The holders of our Series A Preferred Stock vote together with the holders of common stock as a single class on an as-converted basis. In addition, the holders are entitled to vote as a separate class on certain matters and as required by law.
On an as-converted basis, together with the Purchaser's existing common shares of Covetrus, the Purchaser owns approximately 25% of pro forma common shares outstanding. However, unless certain stockholder approval is obtained, the terms of the Series A Preferred Stock limit the Purchaser's voting interest to 19.99% of our then-outstanding voting interests.

Under the terms of the Investment Agreement, the Purchaser has the right to appoint two designees to our board of directors.

Dividends

The holders participate in dividends on an as-converted basis when paid on common stock. Additionally, the holders are entitled to cumulative dividends, payable quarterly in arrears, at an annual rate of 7.5% of the stated value of $1,000 per share. Dividends may be paid in cash or accrue in accordance with the terms of the Certificate of Designations. For the three months ended June 30, 2020, our board of directors declared a pro rata quarterly dividend of $8.65 per share, or $2 million, that was paid on June 30, 2020. Accordingly, there were no cumulative dividends included in the accompanying condensed consolidated financial statements in connection with the outstanding shares of Series A Preferred Stock.

Conversion Rights

At the option of the holder, each share of the Series A Preferred Stock is convertible into common stock at any time as is determined by dividing the applicable conversion value by the applicable conversion price in effect at the time of conversion.
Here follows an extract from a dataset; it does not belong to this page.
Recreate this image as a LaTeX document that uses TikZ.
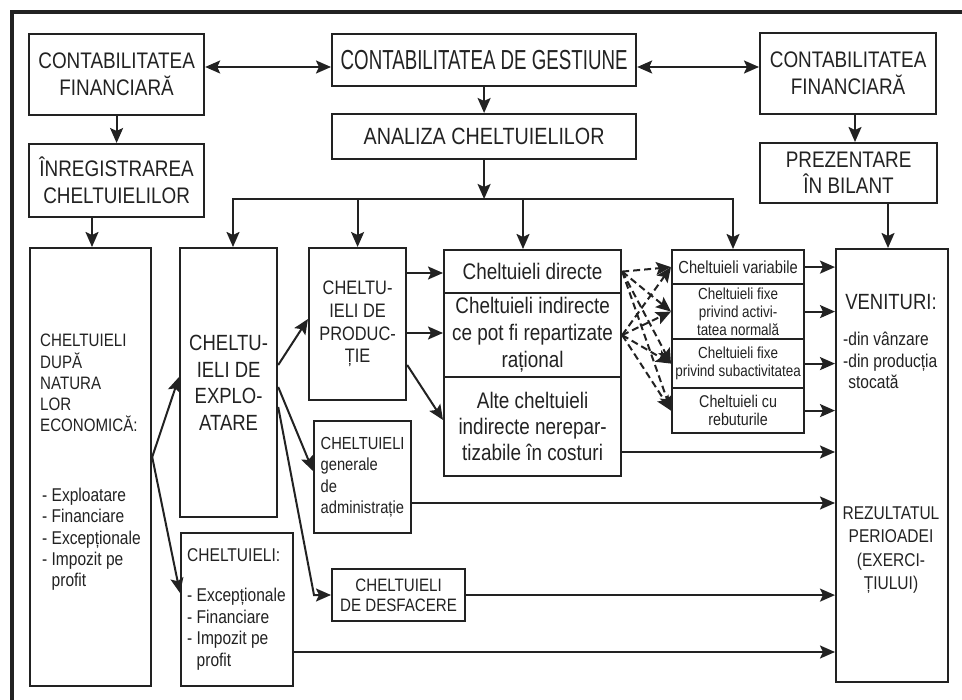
\documentclass[tikz,border=0pt]{standalone}
\usepackage{fontspec}
\setmainfont{Liberation Sans}[FakeStretch=0.84]
\newfontfamily\headfont{Liberation Sans}[FakeStretch=0.68]
\usetikzlibrary{arrows.meta}
\definecolor{ink}{HTML}{222222}
\tikzset{
  box/.style={draw=ink, line width=2.2pt, anchor=north west, inner sep=0pt,
              align=center, text=ink},
  sz/.style 2 args={minimum width=#1pt, minimum height=#2pt},
  fnt/.style 2 args={font=\fontsize{#1}{#2}\selectfont},
  lbl/.style={text=ink, inner sep=0pt},
  link/.style={draw=ink, line width=2pt, ->},
  dlink/.style={draw=ink, line width=2pt, ->, dash pattern=on 7pt off 4pt},
  >={Stealth[length=15pt,width=13pt,inset=3pt]},
}
\begin{document}
\begin{tikzpicture}[x=1pt, y=-1pt]
\useasboundingbox (0,0) rectangle (962,700);
\fill[white] (0,0) rectangle (962,700);

% outer frame: top and left edges only
\coordinate (fTL) at (12,12);
\coordinate (fTR) at (962,12);
\coordinate (fBL) at (12,700);
\draw[ink, line width=4pt] (fBL) -- (fTL) -- (fTR);

% top row
\node[box, sz={175}{81}, fnt={22.5}{27}] (cfL) at (28,33) {CONTABILITATEA\\FINANCIARĂ};
\node[box, sz={304}{52}, font=\headfont\fontsize{27.5}{30}\selectfont] (cg) at (331,33) {CONTABILITATEA DE GESTIUNE};
\node[box, sz={176}{81}, fnt={22.5}{27}] (cfR) at (759,32) {CONTABILITATEA\\FINANCIARĂ};
\node[box, sz={304}{45}, fnt={23.5}{27}] (an) at (331,113) {ANALIZA CHELTUIELILOR};
\node[box, sz={175}{73}, fnt={22.5}{27}] (inr) at (28,143) {ÎNREGISTRAREA\\CHELTUIELILOR};
\node[box, sz={177}{60}, fnt={22.5}{26}] (prez) at (759,142) {PREZENTARE\\ÎN BILANT};

% expenses by economic nature
\node[box, sz={121}{438}] (dupa) at (29,247) {};
\node[lbl, anchor=north west, align=left, fnt={18}{21.3}] (dupaT) at (40,334)
  {CHELTUIELI\\DUPĂ\\NATURA\\LOR\\ECONOMICĂ:};
\node[lbl, anchor=north west, align=left, fnt={18.5}{21.3}] (dupaL) at (42,488)
  {- Exploatare\\- Financiare\\- Excepționale\\- Impozit pe\\\hphantom{- }profit};

% operating and other expenses
\node[box, sz={97}{269}, fnt={22}{26.5}] (expl) at (179,247) {CHELTU-\\IELI DE\\EXPLO-\\ATARE};
\node[box, sz={112}{153}] (chx) at (180,532) {};
\node[lbl, anchor=north west, align=left, fnt={18.5}{21.5}] (chxT) at (187,548)
  {CHELTUIELI:\\[19pt]- Excepționale\\- Financiare\\- Impozit pe\\\hphantom{- }profit};

\node[box, sz={97}{152}, fnt={19.5}{22.7}] (prod) at (308,247) {CHELTU-\\IELI DE\\PRODUC-\\ȚIE};
\node[box, sz={97}{112}, fnt={17.5}{21.3}, align=left] (gadm) at (313,420)
  {CHELTUIELI\\generale\\de\\administrație};
\node[box, sz={133}{52}, fnt={18}{20}] (desf) at (331,568) {CHELTUIELI\\DE DESFACERE};

% cost categories
\node[box, sz={177}{43}, fnt={22.5}{27}] (cdir) at (443,249) {Cheltuieli directe};
\node[box, sz={177}{84}, fnt={22.5}{27}] (cind) at (443,292) {Cheltuieli indirecte\\ce pot fi repartizate\\rațional};
\node[box, sz={177}{99}, fnt={22.5}{26}] (calt) at (443,376) {Alte cheltuieli\\indirecte nerepar-\\tizabile în costuri};

\node[box, sz={132}{34}, fnt={17.5}{20}] (cvar) at (671,249) {Cheltuieli variabile};
\node[box, sz={132}{55}, fnt={16}{18}] (cfa) at (671,283) {Cheltuieli fixe\\privind activi-\\tatea normală};
\node[box, sz={132}{49}, fnt={16}{18.5}] (cfs) at (671,338) {Cheltuieli fixe\\privind subactivitatea};
\node[box, sz={132}{45}, fnt={17}{18.5}] (creb) at (671,387) {Cheltuieli cu\\rebuturile};

% revenues and result
\node[box, sz={112}{433}] (ven) at (835,248) {};
\node[lbl, anchor=base, fnt={22}{26}] (venT) at (891,310) {VENITURI:};
\node[lbl, anchor=north west, align=left, fnt={18.5}{21.5}] (venL) at (843,332)
  {-din vânzare\\-din producția\\\hphantom{-}stocată};
\node[lbl, align=center, fnt={18.5}{23.5}] (rez) at (891,550)
  {REZULTATUL\\PERIOADEI\\(EXERCI-\\ȚIULUI)};

% helper levels for connectors
\coordinate (yTop) at (0,67);
\coordinate (xP) at (855,0);
\coordinate (xV) at (888,0);
\coordinate (xD) at (92,0);
\coordinate (busL) at (233,199);
\coordinate (busR) at (733,199);
\coordinate (busD) at (523,199);
\coordinate (yDo) at (0,457);
\coordinate (yEi) at (0,377);
\coordinate (yCi) at (0,593);
\coordinate (yE1) at (0,365);
\coordinate (yP1) at (0,319);
\coordinate (yE2) at (0,387);
\coordinate (yG1) at (0,471);
\coordinate (yE3) at (0,407);
\coordinate (bend) at (314,595);
\coordinate (yR1) at (0,273);
\coordinate (yR2) at (0,333);
\coordinate (yR3) at (0,365);
\coordinate (yR4) at (0,420);
\coordinate (yAl) at (0,452);
\coordinate (yGa) at (0,503);
\coordinate (yCx) at (0,652);

% top connectors
\draw[link, <->] (cfL.east |- yTop) -- (cg.west |- yTop);
\draw[link, <->] (cg.east |- yTop) -- (cfR.west |- yTop);
\draw[link] (cg.south) -- (an.north);
\draw[link] (cfL.south) -- (inr.north);
\draw[link] (cfR.south -| xP) -- (prez.north -| xP);
\draw[link] (prez.south -| xV) -- (ven.north -| xV);
\draw[link] (inr.south -| xD) -- (dupa.north -| xD);

% distribution bus under the cost analysis
\draw[link] (an.south) -- (an.south |- busL);
\draw[link, <->, line join=miter] (expl.north -| busL) -- (busL) -- (busR) -- (cvar.north -| busR);
\draw[link] (prod.north |- busL) -- (prod.north);
\draw[link] (busD) -- (cdir.north -| busD);

% flows between expense groups
\draw[link] (dupa.east |- yDo) -- (expl.west |- yEi);
\draw[link] (dupa.east |- yDo) -- (chx.west |- yCi);
\draw[link] (expl.east |- yE1) -- (prod.west |- yP1);
\draw[link] (expl.east |- yE2) -- (gadm.west |- yG1);
\draw[link] (expl.east |- yE3) -- (bend) -- (desf.west |- bend);
\draw[link] (prod.east |- yR1) -- (cdir.west |- yR1);
\draw[link] (prod.east |- yR2) -- (cind.west |- yR2);
\draw[link] (prod.east |- yR3) -- (calt.west |- yR4);

% allocation of direct and indirect costs
\foreach \s in {cdir,cind}
  \foreach \t in {cvar,cfa,cfs,creb}
    \draw[dlink] (\s.east) -- (\t.west);

% into the result of the period
\foreach \b in {cvar,cfa,cfs,creb}
  \draw[link] (\b.east) -- (ven.west |- \b.east);
\draw[link] (calt.east |- yAl) -- (ven.west |- yAl);
\draw[link] (gadm.east |- yGa) -- (ven.west |- yGa);
\draw[link] (desf.east) -- (ven.west |- desf.east);
\draw[link] (chx.east |- yCx) -- (ven.west |- yCx);
\end{tikzpicture}
\end{document}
At the option of the Company, we may require the conversion of all of the outstanding shares of Series A Preferred Stock into the relevant number of shares of our common stock if either (i) our consolidated EBITDA (as defined in the Certificate of Designations) exceeds $300 million for two consecutive 12-month periods and our consolidated net total leverage ratio (as defined in the Certificate of Designations) as of the last day of such two consecutive 12-month periods does not exceed 4:00:1:00, or (ii) the volume-weighted average price of our common stock exceeds the product of the mandatory conversion threshold, 200%, if within two years of the issuance date multiplied by the conversion price on each of at least twenty trading days (whether or not consecutive) in a period of thirty consecutive trading days. Currently, our conversion price as described under (ii) above is $22.20.

However, unless certain stockholder approval is obtained, no share of Series A Preferred Stock is convertible into common stock if the conversion would result in the holder beneficially owning more than 19.99% of our then outstanding voting power.
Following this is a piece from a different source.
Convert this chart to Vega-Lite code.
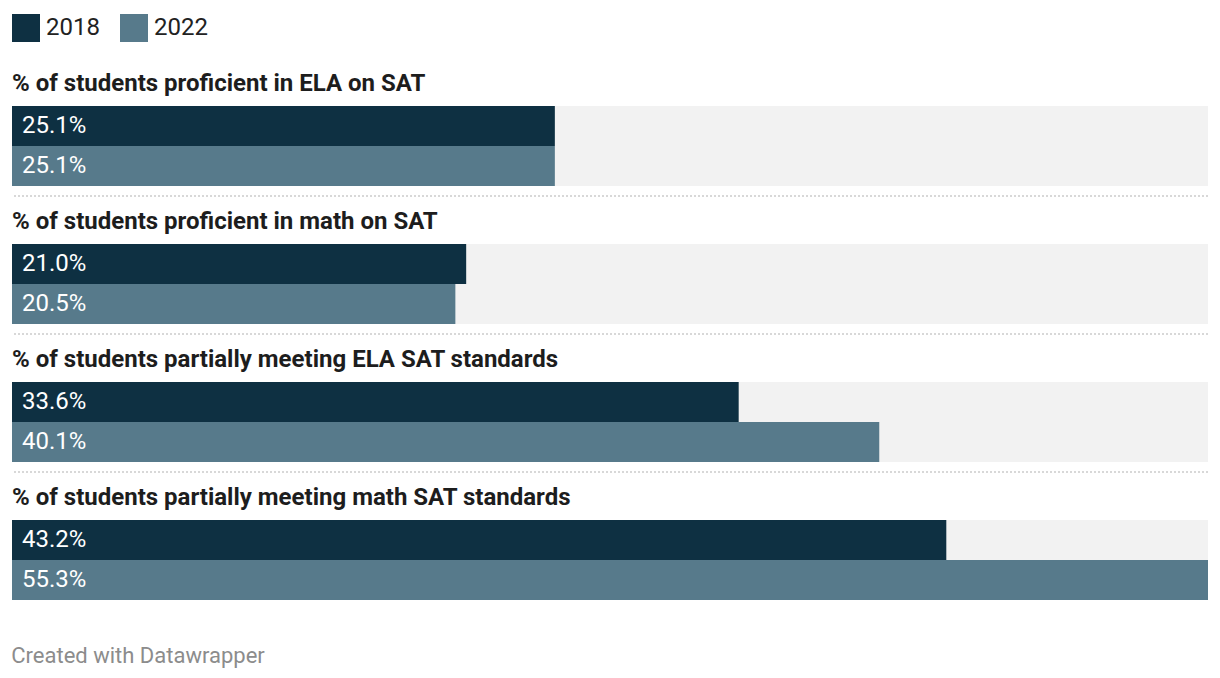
{
  "$schema": "https://vega.github.io/schema/vega-lite/v6.json",
  "background": "white",
  "padding": {"left": 11, "top": 14, "right": 12, "bottom": 12},
  "config": {
    "view": {"stroke": null},
    "font": "Roboto",
    "header": {"titleFontSize": 0},
    "legend": {"labelFont": "Roboto"}
  },
  "title": {
    "text": "Created with Datawrapper",
    "orient": "bottom",
    "anchor": "start",
    "fontSize": 22,
    "fontWeight": "normal",
    "color": "#8c8c8c",
    "font": "Roboto",
    "offset": 46
  },
  "data": {
    "values": [
      {"group": "% of students proficient in ELA on SAT", "year": "2018", "value": 25.1, "label": "25.1%"},
      {"group": "% of students proficient in ELA on SAT", "year": "2022", "value": 25.1, "label": "25.1%"},
      {"group": "% of students proficient in math on SAT", "year": "2018", "value": 21.0, "label": "21.0%"},
      {"group": "% of students proficient in math on SAT", "year": "2022", "value": 20.5, "label": "20.5%"},
      {"group": "% of students partially meeting ELA SAT standards", "year": "2018", "value": 33.6, "label": "33.6%"},
      {"group": "% of students partially meeting ELA SAT standards", "year": "2022", "value": 40.1, "label": "40.1%"},
      {"group": "% of students partially meeting math SAT standards", "year": "2018", "value": 43.2, "label": "43.2%"},
      {"group": "% of students partially meeting math SAT standards", "year": "2022", "value": 55.3, "label": "55.3%"}
    ]
  },
  "facet": {
    "field": "group",
    "type": "nominal",
    "sort": [
      "% of students proficient in ELA on SAT",
      "% of students proficient in math on SAT",
      "% of students partially meeting ELA SAT standards",
      "% of students partially meeting math SAT standards"
    ],
    "title": null,
    "header": {
      "labelAnchor": "start",
      "labelAlign": "left",
      "labelFontSize": 24,
      "labelFontWeight": "bold",
      "labelColor": "#1d1d1d",
      "labelFont": "Roboto",
      "labelPadding": 10
    }
  },
  "columns": 1,
  "spacing": {"row": 13},
  "resolve": {"scale": {"y": "independent"}},
  "spec": {
    "width": 1196,
    "height": 80,
    "encoding": {
      "y": {
        "field": "year",
        "type": "nominal",
        "axis": null,
        "scale": {"paddingInner": 0, "paddingOuter": 0}
      }
    },
    "layer": [
      {
        "mark": {"type": "bar", "color": "#f2f2f2"},
        "encoding": {
          "x": {"datum": 55.3, "type": "quantitative", "scale": {"domain": [0, 55.3], "nice": false}, "axis": null}
        }
      },
      {
        "mark": {"type": "bar"},
        "encoding": {
          "x": {"field": "value", "type": "quantitative", "scale": {"domain": [0, 55.3], "nice": false}, "axis": null},
          "color": {
            "field": "year",
            "type": "nominal",
            "scale": {"domain": ["2018", "2022"], "range": ["#0e3042", "#577a8b"]},
            "legend": {
              "title": null,
              "orient": "top",
              "direction": "horizontal",
              "symbolType": "square",
              "symbolSize": 784,
              "symbolStrokeWidth": 0,
              "symbolOpacity": 1,
              "labelFontSize": 24,
              "labelColor": "#222222",
              "columnPadding": 20,
              "labelOffset": 6,
              "offset": 30,
              "padding": 0
            }
          }
        }
      },
      {
        "mark": {"type": "text", "align": "left", "baseline": "middle", "dx": 10, "fontSize": 24, "color": "white", "font": "Roboto"},
        "encoding": {
          "x": {"datum": 0, "type": "quantitative"},
          "text": {"field": "label"}
        }
      },
      {
        "transform": [
          {"filter": "datum.year == '2022' && datum.group != '% of students partially meeting math SAT standards'"}
        ],
        "mark": {"type": "rule", "color": "#cccccc", "strokeDash": [2, 2], "strokeWidth": 1.5, "yOffset": 10},
        "encoding": {
          "y": {"field": "year", "type": "nominal", "bandPosition": 1}
        }
      }
    ]
  }
}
In determining the appropriate classification for the conversion features of the Series A Preferred Stock, we determined that the conversion features do not meet the definition of a derivative and that bifurcation was not required as the features are considered clearly and closely related to the host instruments.

Redemption Provision

At the option of the holder, upon certain change in control events, each share of the Series A Preferred Stock is redeemable in an amount in cash equal to 101% of the liquidation preference thereof plus all accrued and unpaid dividends. Should the holders not redeem, we have the option to redeem the shares, upon certain change of control events, in an amount in cash equal to the liquidation preference as of the date of redemption, plus all accrued but unpaid dividends as of the date of redemption, plus certain additional amounts if the applicable redemption date is prior to the fifth anniversary of the date of issuance of such Series A Preferred Stock. As of June 30, 2020, a change in control was not probable.

We determined that bifurcation of the redemption features was not required as they do not require net settlement and therefore do not meet the definition of a derivative.

Liquidation Rights

In the event of any voluntary or involuntary liquidation, dissolution, or winding up of Covetrus, the holders of outstanding shares of Series A Preferred Stock are entitled to be paid out of the assets of Covetrus available for distribution to our shareholders before any payment to the holders of our common stock.